■ **GIVEN INSTRUCTION**:
Type out the data exactly as given. Skip any image.

■ **DATASET EXCERPT**:
* start *

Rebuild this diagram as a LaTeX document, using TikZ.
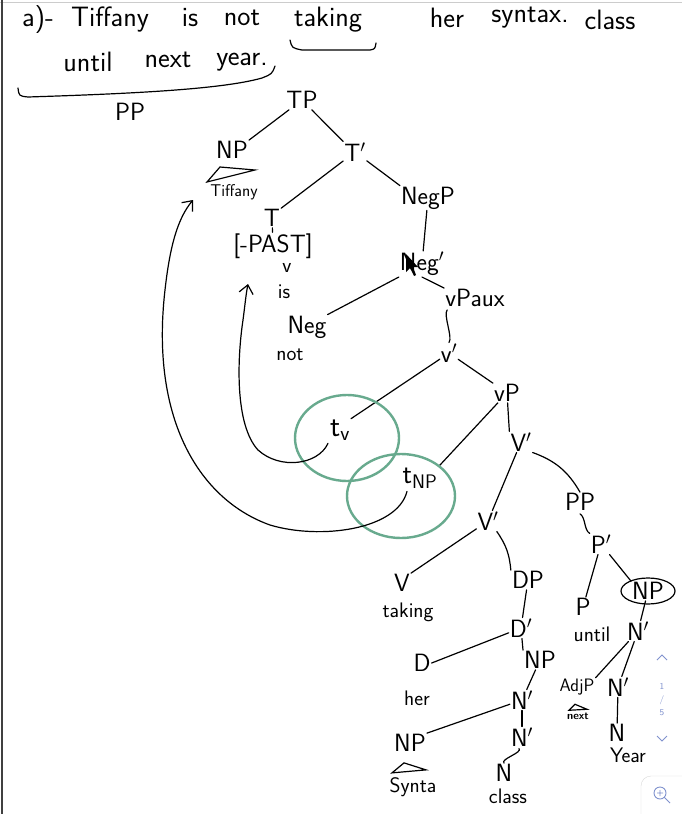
\documentclass[tikz,border=0pt]{standalone}
\usepackage{fontspec}
\usepackage{tikz}
\usetikzlibrary{arrows,arrows.meta,calc}

\definecolor{tracegreen}{RGB}{104,170,142}
\definecolor{pagegray}{RGB}{128,146,206}
\tikzset{
  cat/.style={font=\fontsize{25}{27}\selectfont\sffamily,inner sep=1pt},
  word/.style={font=\fontsize{21}{23}\selectfont\sffamily,inner sep=1pt},
  title/.style={font=\fontsize{28}{30}\selectfont\sffamily,inner sep=1pt},
  branch/.style={line width=1.2pt,line cap=round},
  trace/.style={draw=tracegreen,line width=2.4pt}
}

\begin{document}
\begin{tikzpicture}[x=1pt,y=-1pt]
  \useasboundingbox (0,0) rectangle (682,814);
  \fill[white] (0,0) rectangle (682,814);
  \draw[gray!40,line width=1pt] (0,2) -- (682,2);
  \draw[black!75,line width=2pt] (2,0) -- (2,814);

  % the sentence
  \node[title] (w1) at (38,20) {a)-};
  \node[title] (w2) at (110,20) {Tiffany};
  \node[title] (w3) at (190,18) {is};
  \node[title] (w4) at (242,18) {not};
  \node[title] (w5) at (328,20) {taking};
  \node[title] (w6) at (447,18) {her};
  \node[title] (w7) at (530,18) {syntax.};
  \node[title] (w8) at (610,20) {class};
  \node[title] (w9) at (88,62) {until};
  \node[title] (w10) at (168,60) {next};
  \node[title] (w11) at (242,62) {year.};
  \draw[branch] (290,40) .. controls (292,48) .. (302,50) -- (370,50) .. controls (375,49) .. (376,43);
  \draw[branch] (18,88) .. controls (19,96) .. (28,97) .. controls (120,94) and (220,90) .. (262,78) .. controls (272,74) .. (275,66);
  \node[cat] (ppl) at (130,112) {PP};

  % tree
  \node[cat] (tp) at (302,100) {TP};
  \node[cat] (np) at (232,150) {NP};
  \node[word,font=\fontsize{17}{19}\selectfont\sffamily] (tiff) at (234,192) {Tiffany};
  \node[cat] (tbar) at (355,152) {T$'$};
  \node[cat] (t) at (272,218) {T};
  \node[cat] (past) at (273,246) {[-PAST]};
  \node[word] (vmark) at (287,268) {v};
  \node[word] (is) at (284,292) {is};
  \node[cat] (negp) at (428,198) {NegP};
  \node[cat] (negbar) at (422,264) {Neg$'$};
  \node[cat] (neg) at (307,327) {Neg};
  \node[word] (not) at (290,355) {not};
  \node[cat] (vpaux) at (475,298) {vPaux};
  \node[cat] (vbar) at (449,353) {v$'$};
  \node[cat] (vp) at (507,393) {vP};
  \node[cat,font=\fontsize{30}{32}\selectfont\sffamily] (tv) at (340,430) {t$_{\mathsf{v}}$};
  \node[cat] (Vbara) at (521,442) {V$'$};
  \node[cat,font=\fontsize{28}{30}\selectfont\sffamily] (tnp) at (420,478) {t$_{\mathsf{NP}}$};
  \node[cat] (pp) at (580,502) {PP};
  \node[cat] (Vbarb) at (488,521) {V$'$};
  \node[cat] (pbar) at (601,544) {P$'$};
  \node[cat] (V) at (402,583) {V};
  \node[word] (taking) at (408,612) {taking};
  \node[cat] (dp) at (528,580) {DP};
  \node[cat] (P) at (583,607) {P};
  \node[word] (until) at (592,634) {until};
  \node[cat] (npc) at (648,591) {NP};
  \node[cat] (dbar) at (521,628) {D$'$};
  \node[cat] (nbara) at (638,631) {N$'$};
  \node[cat] (D) at (422,663) {D};
  \node[word] (her) at (417,698) {her};
  \node[cat] (npb) at (540,660) {NP};
  \node[cat] (nbarb) at (522,700) {N$'$};
  \node[cat,font=\fontsize{18}{20}\selectfont\sffamily] (adjp) at (577,687) {AdjP};
  \node[word,font=\fontsize{11}{12}\selectfont\sffamily\bfseries] (next) at (578,716) {next};
  \node[cat] (nbarc) at (618,687) {N$'$};
  \node[cat] (nbard) at (522,737) {N$'$};
  \node[cat] (npd) at (410,743) {NP};
  \node[cat] (nyear) at (617,733) {N};
  \node[word] (year) at (628,755) {Year};
  \node[word] (synta) at (413,787) {Synta};
  \node[cat] (nclass) at (504,773) {N};
  \node[word] (class) at (508,796) {class};

  \path[branch]
    (tp) edge (np.north east)
    (tp) edge (tbar.north west)
    (tbar) edge (t.north east)
    (tbar) edge (negp.north west)
    (t) edge (past)
    (negp) edge (negbar)
    (negbar.south west) edge (neg.north east)
    (negbar.south) edge (vpaux.north west)
    (vbar) edge (tv.north east)
    (vbar) edge (vp.north west)
    (vp) edge (tnp.north east)
    (vp) edge (Vbara.north west)
    (Vbara) edge (Vbarb)
    (Vbara.south east) edge[bend left=20] (pp.north)
    (Vbarb) edge (V.north east)
    (Vbarb) edge[bend left=15] (dp.north west)
    (dp) edge (dbar)
    (dbar) edge (D.east)
    (dbar) edge (npb.north west)
    (npb) edge (nbarb)
    (nbarb) edge (npd.north east)
    (nbarb) edge (nbard)
    (pbar) edge (P)
    (pbar) edge (npc.north west)
    (npc) edge (nbara)
    (nbara) edge (adjp.north east)
    (nbara) edge (nbarc)
    (nbarc) edge (nyear);
  \draw[branch] (vpaux.south west) ++(3,2) .. controls +(-4,5) and +(4,-5) .. (vbar.north);
  \draw[branch] (pp.south) ++(0,2) .. controls +(6,4) and +(-6,-4) .. (pbar.north west);
  \draw[branch] (nbard.south) ++(-3,1) .. controls +(4,4) and +(-4,-4) .. (nclass.north);

  % roofs
  \draw[branch] (207,182) -- (220,167) -- (255,170) -- cycle;
  \draw[branch] (npd.south) ++(-18,20) -- ++(12,-10) -- ++(22,7) -- cycle;
  \draw[branch] (adjp.south) ++(-8,14) -- ++(6,-6) -- ++(12,5) -- cycle;

  % circles
  \draw[trace] (tv) ++(7,8) ellipse (52 and 43);
  \draw[trace] (tnp) ++(-19,18) ellipse (54 and 42);
  \draw[branch] (npc) ellipse (27 and 13);

  % movement
  \coordinate (tifffoot) at (193,200);
  \coordinate (isfoot) at (248,284);
  \draw[->,branch,>={Straight Barb[angle=80:11pt]}]
    (tnp.south) ++(-13,2) .. controls (397,530) and (320,540) .. (270,525)
    .. controls (200,500) and (150,420) .. (165,290)
    .. controls (170,245) and (178,218) .. (tifffoot);
  \draw[->,branch,>={Straight Barb[angle=80:11pt]}]
    (tv.south) ++(-12,2) .. controls (318,465) and (280,470) .. (258,450)
    .. controls (235,425) and (237,360) .. (243,320)
    .. controls (245,305) and (246,294) .. (isfoot);
  \fill (406,254) -- (406,272) -- (410,268) -- (414,276) -- (416,275) -- (413,267) -- (418,267) -- cycle;

  % viewer controls
  \draw[pagegray,line width=0.8pt] (657,660) -- (662,655) -- (667,660);
  \node[text=pagegray,font=\sffamily\small] (pgnum) at (662,686) {1};
  \node[text=pagegray,font=\sffamily\small] (pgsep) at (662,700) {/};
  \node[text=pagegray,font=\sffamily\small] (pgtot) at (662,713) {5};
  \draw[pagegray,line width=0.8pt] (657,736) -- (662,741) -- (667,736);
  \draw[gray!30,fill=white,rounded corners=10pt] (641,776) rectangle (700,830);
  \draw[pagegray,line width=0.9pt] (660,793) circle (6) (664.5,797.5) -- (670,803)
    (657,793) -- (663,793) (660,790) -- (660,796);
\end{tikzpicture}
\end{document}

* end *

■ **RESPONSE**:
Rebuild this diagram as a LaTeX document, using TikZ.
\documentclass[tikz,border=0pt]{standalone}
\usepackage{fontspec}
\usepackage{tikz}
\usetikzlibrary{arrows,arrows.meta,calc}

\definecolor{tracegreen}{RGB}{104,170,142}
\definecolor{pagegray}{RGB}{128,146,206}
\tikzset{
  cat/.style={font=\fontsize{25}{27}\selectfont\sffamily,inner sep=1pt},
  word/.style={font=\fontsize{21}{23}\selectfont\sffamily,inner sep=1pt},
  title/.style={font=\fontsize{28}{30}\selectfont\sffamily,inner sep=1pt},
  branch/.style={line width=1.2pt,line cap=round},
  trace/.style={draw=tracegreen,line width=2.4pt}
}

\begin{document}
\begin{tikzpicture}[x=1pt,y=-1pt]
  \useasboundingbox (0,0) rectangle (682,814);
  \fill[white] (0,0) rectangle (682,814);
  \draw[gray!40,line width=1pt] (0,2) -- (682,2);
  \draw[black!75,line width=2pt] (2,0) -- (2,814);

  % the sentence
  \node[title] (w1) at (38,20) {a)-};
  \node[title] (w2) at (110,20) {Tiffany};
  \node[title] (w3) at (190,18) {is};
  \node[title] (w4) at (242,18) {not};
  \node[title] (w5) at (328,20) {taking};
  \node[title] (w6) at (447,18) {her};
  \node[title] (w7) at (530,18) {syntax.};
  \node[title] (w8) at (610,20) {class};
  \node[title] (w9) at (88,62) {until};
  \node[title] (w10) at (168,60) {next};
  \node[title] (w11) at (242,62) {year.};
  \draw[branch] (290,40) .. controls (292,48) .. (302,50) -- (370,50) .. controls (375,49) .. (376,43);
  \draw[branch] (18,88) .. controls (19,96) .. (28,97) .. controls (120,94) and (220,90) .. (262,78) .. controls (272,74) .. (275,66);
  \node[cat] (ppl) at (130,112) {PP};

  % tree
  \node[cat] (tp) at (302,100) {TP};
  \node[cat] (np) at (232,150) {NP};
  \node[word,font=\fontsize{17}{19}\selectfont\sffamily] (tiff) at (234,192) {Tiffany};
  \node[cat] (tbar) at (355,152) {T$'$};
  \node[cat] (t) at (272,218) {T};
  \node[cat] (past) at (273,246) {[-PAST]};
  \node[word] (vmark) at (287,268) {v};
  \node[word] (is) at (284,292) {is};
  \node[cat] (negp) at (428,198) {NegP};
  \node[cat] (negbar) at (422,264) {Neg$'$};
  \node[cat] (neg) at (307,327) {Neg};
  \node[word] (not) at (290,355) {not};
  \node[cat] (vpaux) at (475,298) {vPaux};
  \node[cat] (vbar) at (449,353) {v$'$};
  \node[cat] (vp) at (507,393) {vP};
  \node[cat,font=\fontsize{30}{32}\selectfont\sffamily] (tv) at (340,430) {t$_{\mathsf{v}}$};
  \node[cat] (Vbara) at (521,442) {V$'$};
  \node[cat,font=\fontsize{28}{30}\selectfont\sffamily] (tnp) at (420,478) {t$_{\mathsf{NP}}$};
  \node[cat] (pp) at (580,502) {PP};
  \node[cat] (Vbarb) at (488,521) {V$'$};
  \node[cat] (pbar) at (601,544) {P$'$};
  \node[cat] (V) at (402,583) {V};
  \node[word] (taking) at (408,612) {taking};
  \node[cat] (dp) at (528,580) {DP};
  \node[cat] (P) at (583,607) {P};
  \node[word] (until) at (592,634) {until};
  \node[cat] (npc) at (648,591) {NP};
  \node[cat] (dbar) at (521,628) {D$'$};
  \node[cat] (nbara) at (638,631) {N$'$};
  \node[cat] (D) at (422,663) {D};
  \node[word] (her) at (417,698) {her};
  \node[cat] (npb) at (540,660) {NP};
  \node[cat] (nbarb) at (522,700) {N$'$};
  \node[cat,font=\fontsize{18}{20}\selectfont\sffamily] (adjp) at (577,687) {AdjP};
  \node[word,font=\fontsize{11}{12}\selectfont\sffamily\bfseries] (next) at (578,716) {next};
  \node[cat] (nbarc) at (618,687) {N$'$};
  \node[cat] (nbard) at (522,737) {N$'$};
  \node[cat] (npd) at (410,743) {NP};
  \node[cat] (nyear) at (617,733) {N};
  \node[word] (year) at (628,755) {Year};
  \node[word] (synta) at (413,787) {Synta};
  \node[cat] (nclass) at (504,773) {N};
  \node[word] (class) at (508,796) {class};

  \path[branch]
    (tp) edge (np.north east)
    (tp) edge (tbar.north west)
    (tbar) edge (t.north east)
    (tbar) edge (negp.north west)
    (t) edge (past)
    (negp) edge (negbar)
    (negbar.south west) edge (neg.north east)
    (negbar.south) edge (vpaux.north west)
    (vbar) edge (tv.north east)
    (vbar) edge (vp.north west)
    (vp) edge (tnp.north east)
    (vp) edge (Vbara.north west)
    (Vbara) edge (Vbarb)
    (Vbara.south east) edge[bend left=20] (pp.north)
    (Vbarb) edge (V.north east)
    (Vbarb) edge[bend left=15] (dp.north west)
    (dp) edge (dbar)
    (dbar) edge (D.east)
    (dbar) edge (npb.north west)
    (npb) edge (nbarb)
    (nbarb) edge (npd.north east)
    (nbarb) edge (nbard)
    (pbar) edge (P)
    (pbar) edge (npc.north west)
    (npc) edge (nbara)
    (nbara) edge (adjp.north east)
    (nbara) edge (nbarc)
    (nbarc) edge (nyear);
  \draw[branch] (vpaux.south west) ++(3,2) .. controls +(-4,5) and +(4,-5) .. (vbar.north);
  \draw[branch] (pp.south) ++(0,2) .. controls +(6,4) and +(-6,-4) .. (pbar.north west);
  \draw[branch] (nbard.south) ++(-3,1) .. controls +(4,4) and +(-4,-4) .. (nclass.north);

  % roofs
  \draw[branch] (207,182) -- (220,167) -- (255,170) -- cycle;
  \draw[branch] (npd.south) ++(-18,20) -- ++(12,-10) -- ++(22,7) -- cycle;
  \draw[branch] (adjp.south) ++(-8,14) -- ++(6,-6) -- ++(12,5) -- cycle;

  % circles
  \draw[trace] (tv) ++(7,8) ellipse (52 and 43);
  \draw[trace] (tnp) ++(-19,18) ellipse (54 and 42);
  \draw[branch] (npc) ellipse (27 and 13);

  % movement
  \coordinate (tifffoot) at (193,200);
  \coordinate (isfoot) at (248,284);
  \draw[->,branch,>={Straight Barb[angle=80:11pt]}]
    (tnp.south) ++(-13,2) .. controls (397,530) and (320,540) .. (270,525)
    .. controls (200,500) and (150,420) .. (165,290)
    .. controls (170,245) and (178,218) .. (tifffoot);
  \draw[->,branch,>={Straight Barb[angle=80:11pt]}]
    (tv.south) ++(-12,2) .. controls (318,465) and (280,470) .. (258,450)
    .. controls (235,425) and (237,360) .. (243,320)
    .. controls (245,305) and (246,294) .. (isfoot);
  \fill (406,254) -- (406,272) -- (410,268) -- (414,276) -- (416,275) -- (413,267) -- (418,267) -- cycle;

  % viewer controls
  \draw[pagegray,line width=0.8pt] (657,660) -- (662,655) -- (667,660);
  \node[text=pagegray,font=\sffamily\small] (pgnum) at (662,686) {1};
  \node[text=pagegray,font=\sffamily\small] (pgsep) at (662,700) {/};
  \node[text=pagegray,font=\sffamily\small] (pgtot) at (662,713) {5};
  \draw[pagegray,line width=0.8pt] (657,736) -- (662,741) -- (667,736);
  \draw[gray!30,fill=white,rounded corners=10pt] (641,776) rectangle (700,830);
  \draw[pagegray,line width=0.9pt] (660,793) circle (6) (664.5,797.5) -- (670,803)
    (657,793) -- (663,793) (660,790) -- (660,796);
\end{tikzpicture}
\end{document}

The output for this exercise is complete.